Qualche settimana fa ero soddisfatto perché le mie cucuzze erano finalmente spuntate, ma la felicità è durata solo qualche giorno: il continuo cambio di temperature, l’alternarsi di afa stagnante a venti freddi, aveva fatto seccare ogni frutto, e le piante erano tornate completamente vuote.

Come saprete, le zucche in generale occupano molto spazio nell’orto, sopratutto se si tratta di un’orto urbano. Nel mio caso, sette piante hanno riempito quattro sacchi neri di spazzatura, tanto erano ramificate ed intorcigliate alla recinzione. Immaginate la frustrazione di rimuovere il tutto senza raccogliere neppure un frutto, dopo mesi di cure ed attenzioni.

Ebbene, convinto di non potermi fare neppure una cucuzzata quest’inverno, arrivo all’ultima pianta che scìppo con vigore, e: sorpresa. Una cucuzza c’era. Poggiata, incredibilmente, in orizzontale sul muro divisorio. E nonostante ciò si è pure allungata per circa un metro.

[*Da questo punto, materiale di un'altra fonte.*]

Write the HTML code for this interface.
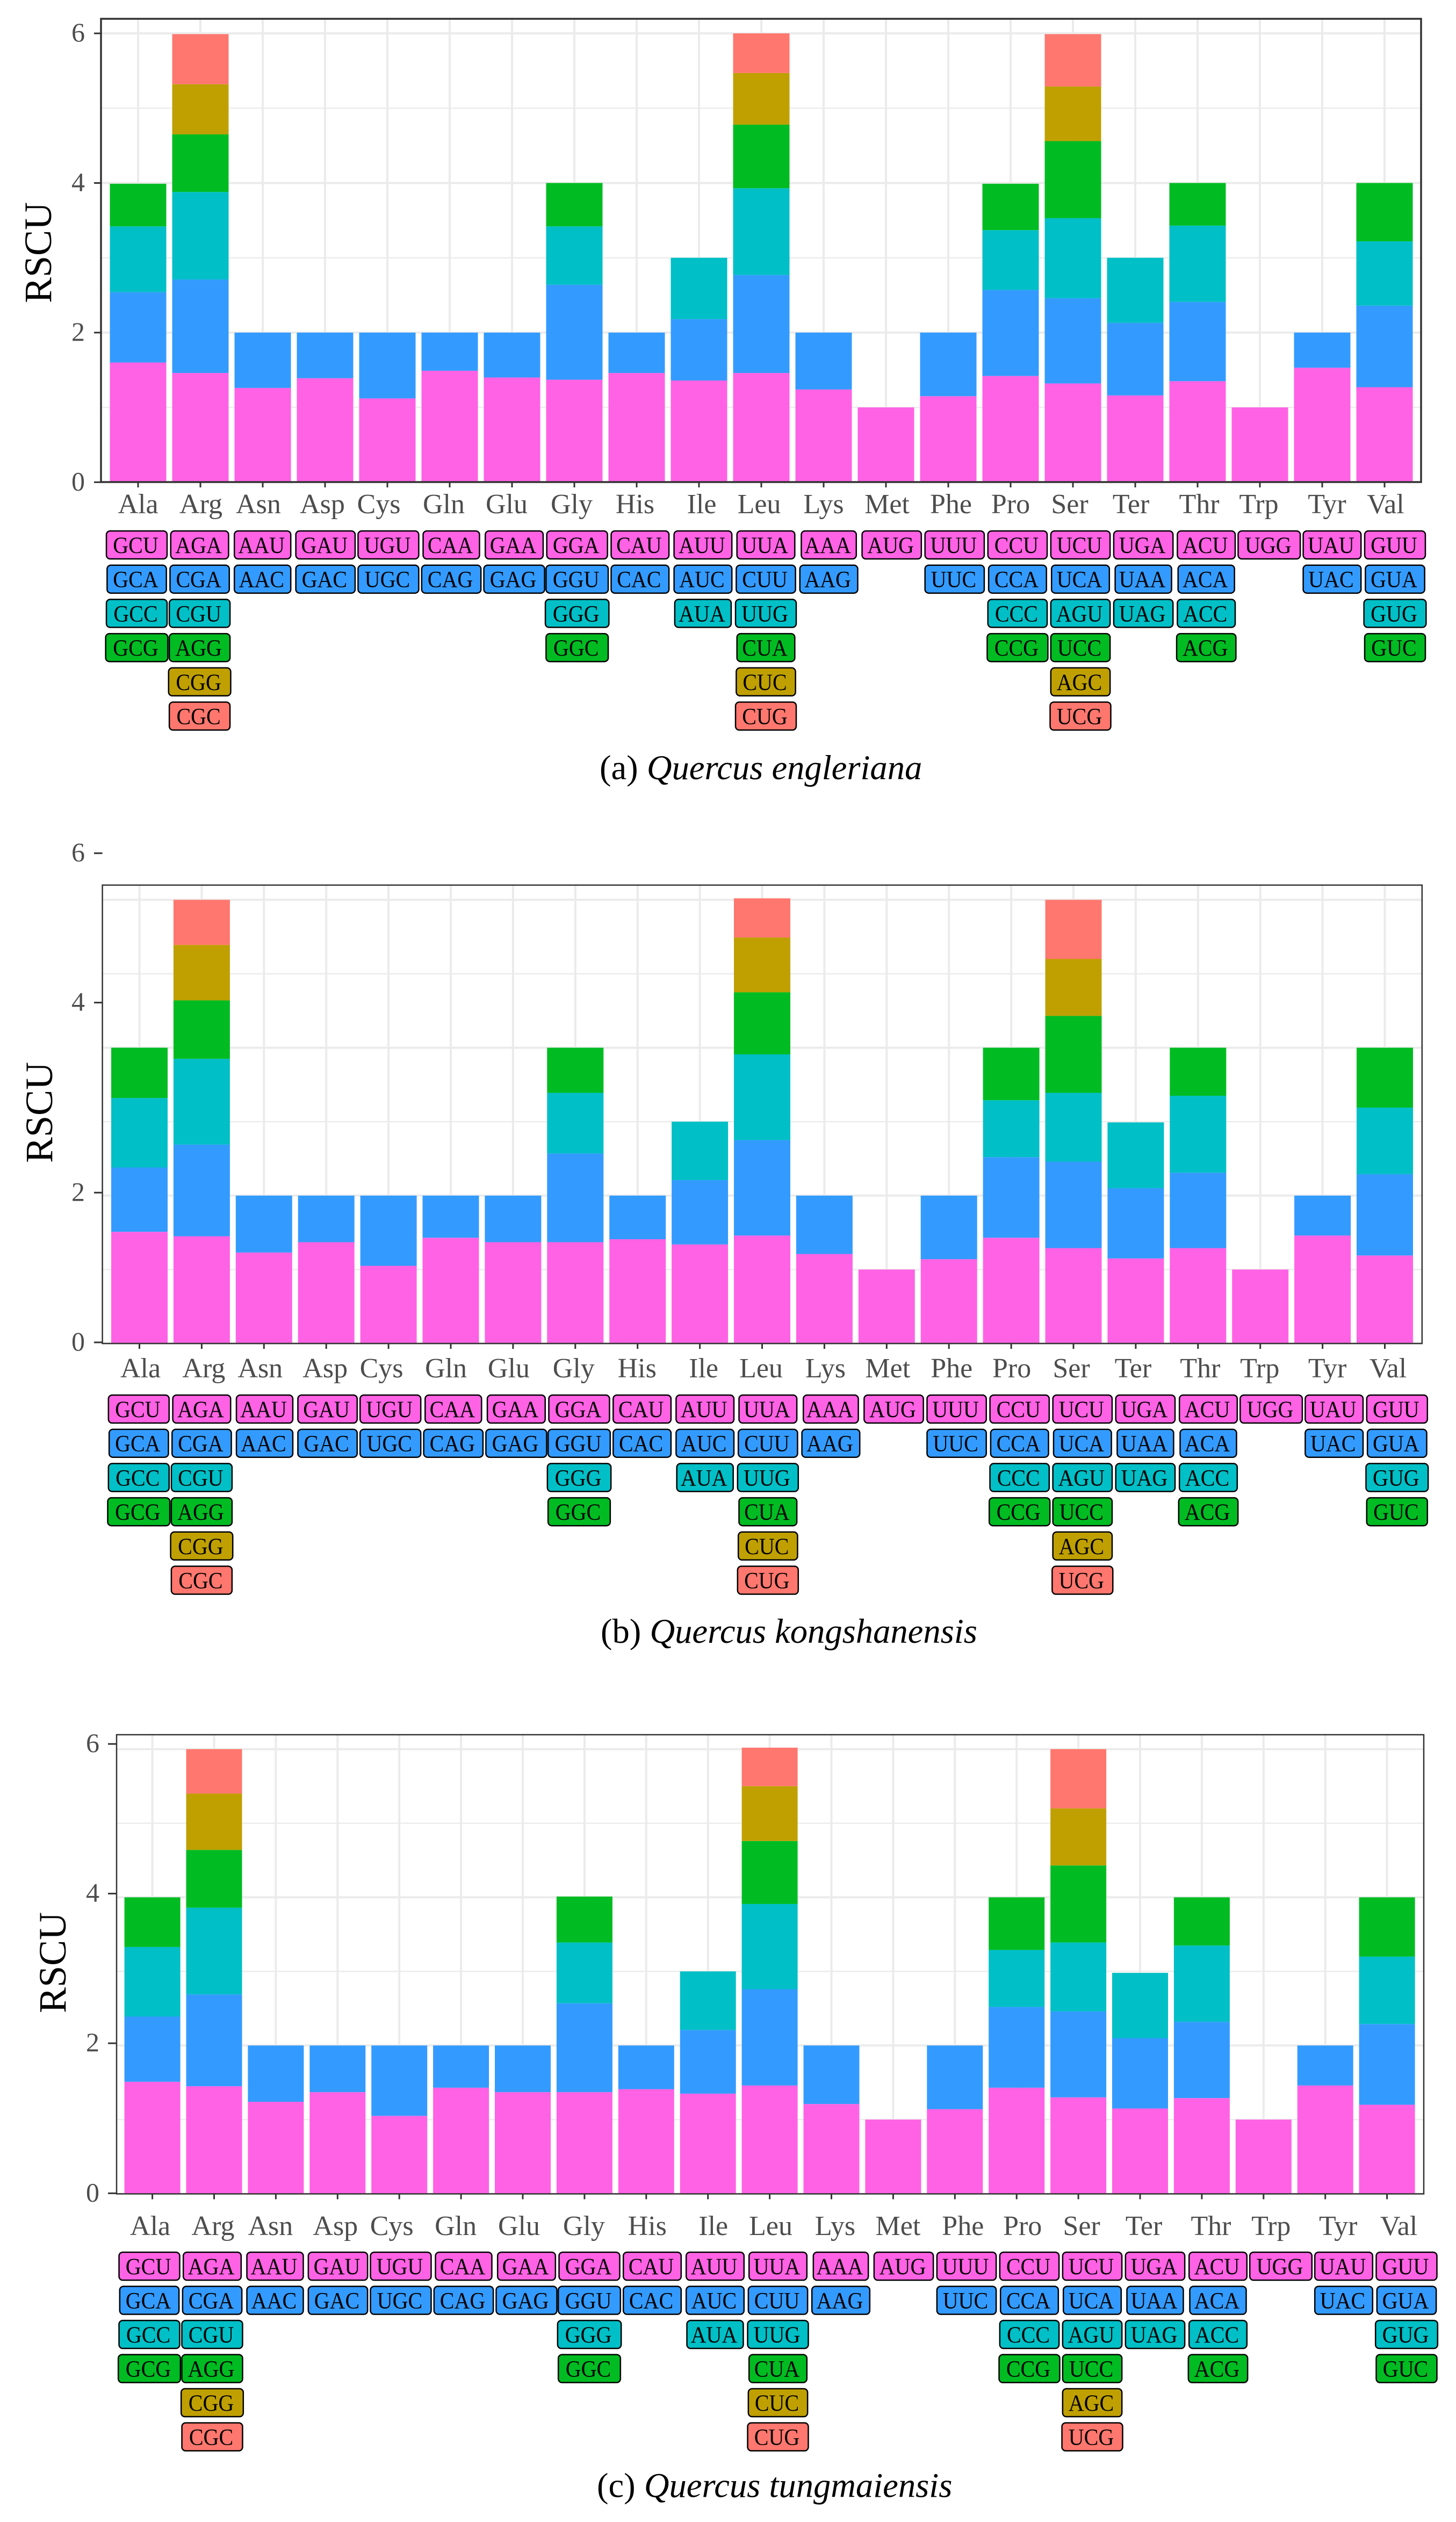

Inutile girarci intorno, è veramente poca roba: da sette piante contavo di avere almeno altrettanti frutti, ma ogni fiore che si sviluppava finiva per annerirsi col vento. Almeno, non tutto è andato perduto, e quest’inverno un piatto caldo (ma forse anche due) si recupera.

Tutto questo per ribadire quanto sia difficile credere all’autoproduzione, e quando sia variabile la natura nei confronti dei suoi stessi elementi. Al netto di ciò, però, almeno ho mangiato pomodori in abbondanza e prodotto fin troppi peperoncini.

Ma il discorso si conclude sempre allo stesso modo: ne vale davvero la pena?